The Act makes vocational training costs (up to an annual limit of EUR 10,000), the certification of skills and support for self employment (up to the annual limit of EUR 5,000) and insurance against the non-payment of services tax-deductible expenses. It also eliminates the cap on the deductibility of hotel accommodation and restaurant expenses, if charged back to the client.

Assistance measures

In addition to stabilising unemployment benefit (known as DIS-COLL) for self-employed workers who have involuntarily lost their jobs, the Act has implemented an increase in parental leave to a maximum of six months. Female workers will also be entitled to receive a maternity allowance even if they continue to work. In addition, the law provides self-employed workers with the possibility of requesting a suspension of the work relationship (with no pay) for a period of 150 days in the event of pregnancy, illness or accident. Female workers can also provide a substitute to carry out their duties, subject to the client’s prior consent.
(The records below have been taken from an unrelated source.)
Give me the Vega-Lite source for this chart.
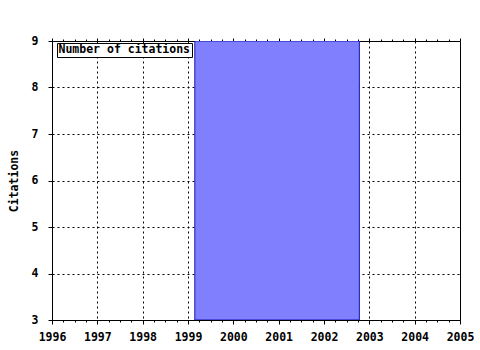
{
  "$schema": "https://vega.github.io/schema/vega-lite/v6.json",
  "width": 408,
  "height": 279,
  "autosize": {"type": "none"},
  "padding": {"left": 52, "top": 41, "right": 20, "bottom": 30},
  "background": "white",
  "config": {
    "view": {"stroke": "black", "strokeWidth": 1},
    "font": "DejaVu Sans Mono",
    "axis": {
      "labelFont": "DejaVu Sans Mono",
      "labelFontWeight": "bold",
      "labelFontSize": 11.5,
      "labelColor": "black",
      "titleFont": "DejaVu Sans Mono",
      "titleFontWeight": "bold",
      "titleFontSize": 11.5,
      "titleColor": "black",
      "domainColor": "black",
      "tickColor": "black",
      "gridColor": "black",
      "gridDash": [2, 3],
      "gridWidth": 1
    }
  },
  "data": {
    "values": [
      {"start": 1999.15, "end": 2002.78, "citations": 9, "series": "Number of citations"}
    ]
  },
  "layer": [
    {
      "mark": {"type": "bar", "clip": true, "stroke": "#1414b4", "strokeWidth": 1, "opacity": 1},
      "encoding": {
        "x": {
          "field": "start",
          "type": "quantitative",
          "scale": {"domain": [1996, 2005], "nice": false, "zero": false},
          "axis": {
            "orient": "bottom",
            "title": null,
            "values": [1996, 1996.25, 1996.5, 1996.75, 1997, 1997.25, 1997.5, 1997.75, 1998, 1998.25, 1998.5, 1998.75, 1999, 1999.25, 1999.5, 1999.75, 2000, 2000.25, 2000.5, 2000.75, 2001, 2001.25, 2001.5, 2001.75, 2002, 2002.25, 2002.5, 2002.75, 2003, 2003.25, 2003.5, 2003.75, 2004, 2004.25, 2004.5, 2004.75, 2005],
            "labelExpr": "datum.value % 1 === 0 ? format(datum.value, 'd') : ''",
            "labelFlush": false,
            "labelOverlap": false,
            "labelPadding": 7,
            "tickSize": {"condition": {"test": "datum.value % 1 === 0", "value": 4}, "value": 2},
            "gridOpacity": {"condition": {"test": "datum.value % 1 === 0 && datum.value > 1996 && datum.value < 2005", "value": 1}, "value": 0}
          }
        },
        "x2": {"field": "end"},
        "y": {
          "field": "citations",
          "type": "quantitative",
          "scale": {"domain": [3, 9], "nice": false, "zero": false},
          "axis": {
            "title": "Citations",
            "values": [3, 4, 5, 6, 7, 8, 9],
            "tickSize": 4,
            "labelPadding": 10,
            "titlePadding": 12,
            "gridOpacity": {"condition": {"test": "datum.value > 3 && datum.value < 9", "value": 1}, "value": 0}
          }
        },
        "y2": {"datum": 3},
        "color": {
          "field": "series",
          "type": "nominal",
          "scale": {"range": ["#8080ff"]},
          "legend": {
            "title": null,
            "orient": "none",
            "legendX": 5,
            "legendY": 2,
            "fillColor": "white",
            "strokeColor": "black",
            "padding": 1,
            "symbolSize": 0,
            "symbolStrokeWidth": 0,
            "symbolOpacity": 0,
            "labelOffset": -11,
            "labelFont": "DejaVu Sans Mono",
            "labelFontWeight": "bold",
            "labelFontSize": 11.5,
            "labelColor": "black",
            "labelLimit": 300
          }
        }
      }
    },
    {
      "mark": {"type": "bar", "opacity": 0},
      "encoding": {
        "x": {
          "field": "start",
          "type": "quantitative",
          "scale": {"domain": [1996, 2005], "nice": false, "zero": false},
          "axis": {
            "orient": "top",
            "title": null,
            "labels": false,
            "grid": false,
            "domain": false,
            "values": [1996, 1996.25, 1996.5, 1996.75, 1997, 1997.25, 1997.5, 1997.75, 1998, 1998.25, 1998.5, 1998.75, 1999, 1999.25, 1999.5, 1999.75, 2000, 2000.25, 2000.5, 2000.75, 2001, 2001.25, 2001.5, 2001.75, 2002, 2002.25, 2002.5, 2002.75, 2003, 2003.25, 2003.5, 2003.75, 2004, 2004.25, 2004.5, 2004.75, 2005],
            "tickSize": {"condition": {"test": "datum.value % 1 === 0", "value": 3}, "value": 2}
          }
        },
        "x2": {"field": "end"},
        "y": {"field": "citations", "type": "quantitative"},
        "y2": {"datum": 3}
      }
    }
  ],
  "resolve": {"axis": {"x": "independent"}}
}
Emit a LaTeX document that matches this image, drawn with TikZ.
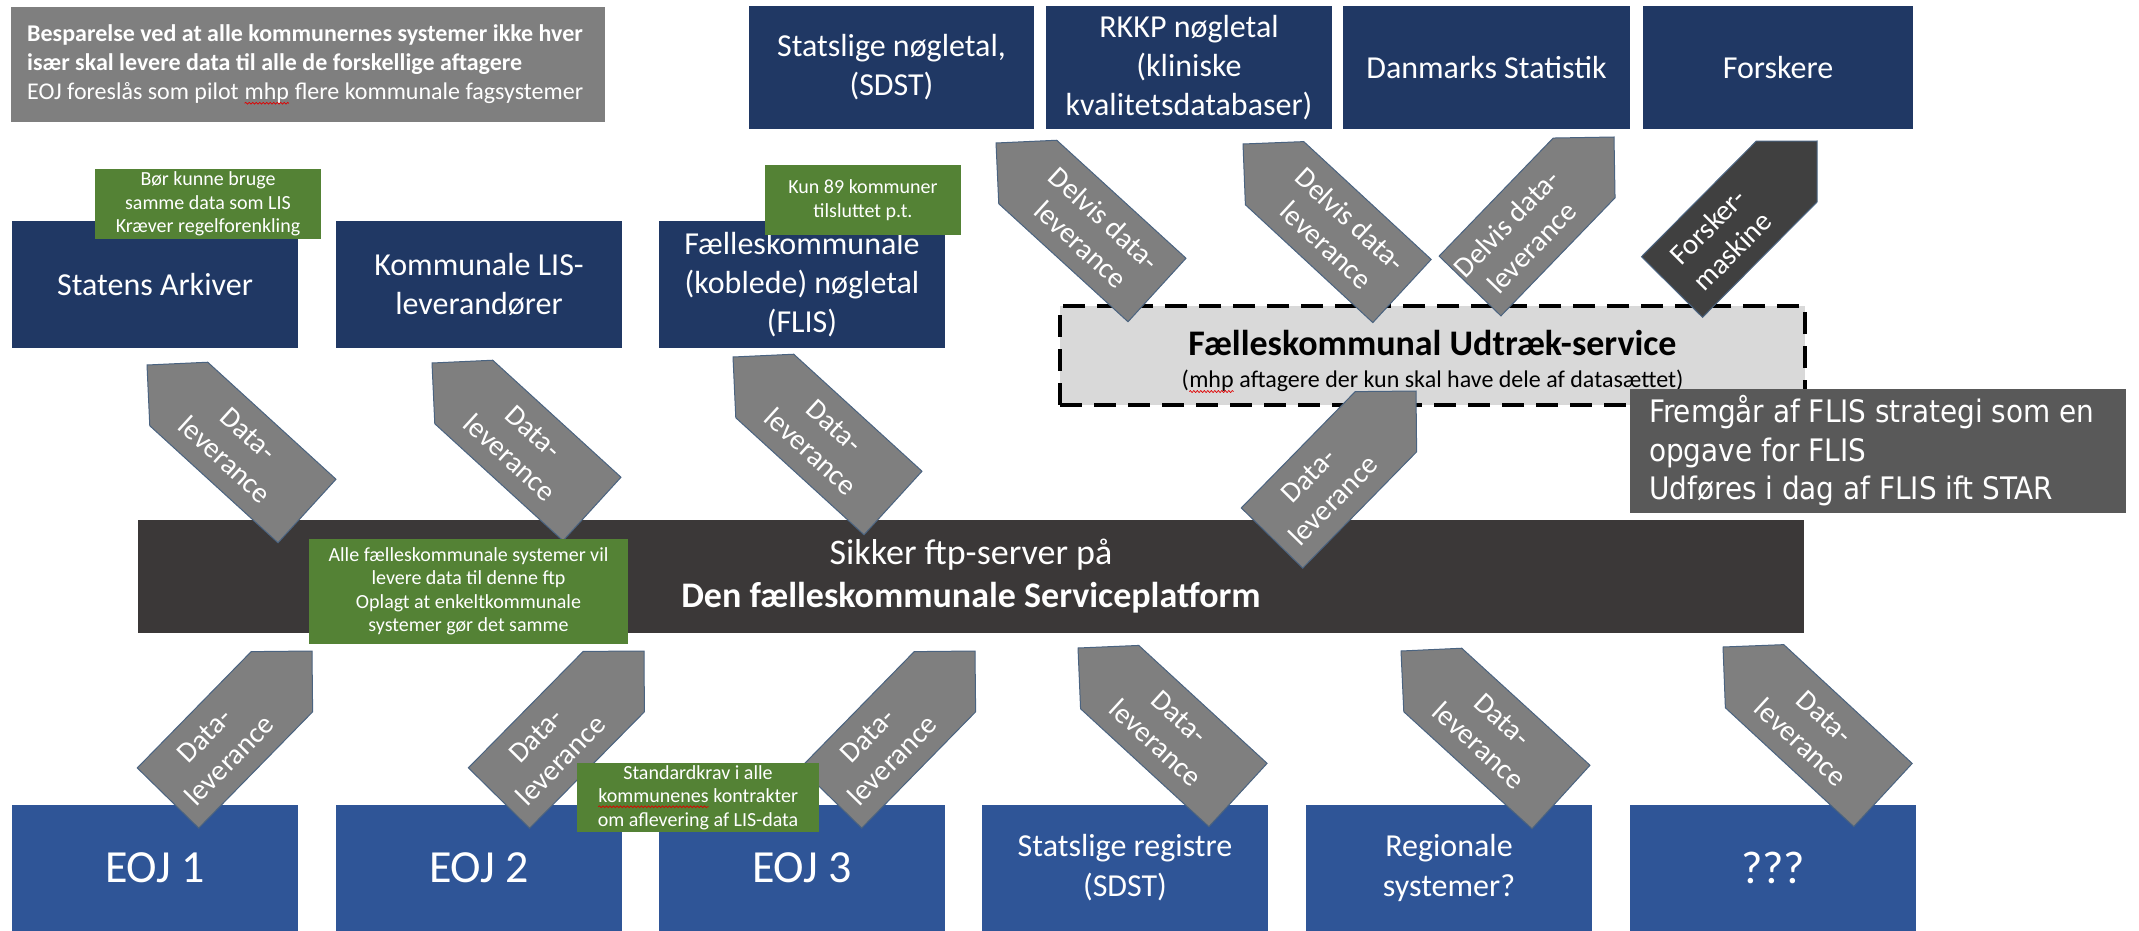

Law no. 179 of 30 November 2017, introduced specific protection for whistleblowers, who are defined as public or private employees who report offences committed at work that have come to their knowledge in the performance of their duties. This piece of legislation complements legislation already in force in the public sector and introduces specific regulation for the private sector. In particular, the organisational and management models provided for by Legislative Decree no. 231/01 must be amended and must include reporting channels that preserve the whistleblower’s anonymity. Discriminatory or retaliatory acts against the whistleblower for reasons connected with what has been reported are also prohibited. Further, organisational and management models must indicate the sanctions to be enforced against those who violate the protective measures provided for the whistleblower, as well as those who file a report fraudulently or with malicious intent. Lastly, the law expressly provides that dismissal, a change in duties or any other retaliatory or discriminatory measure taken against the whistleblower will be invalid.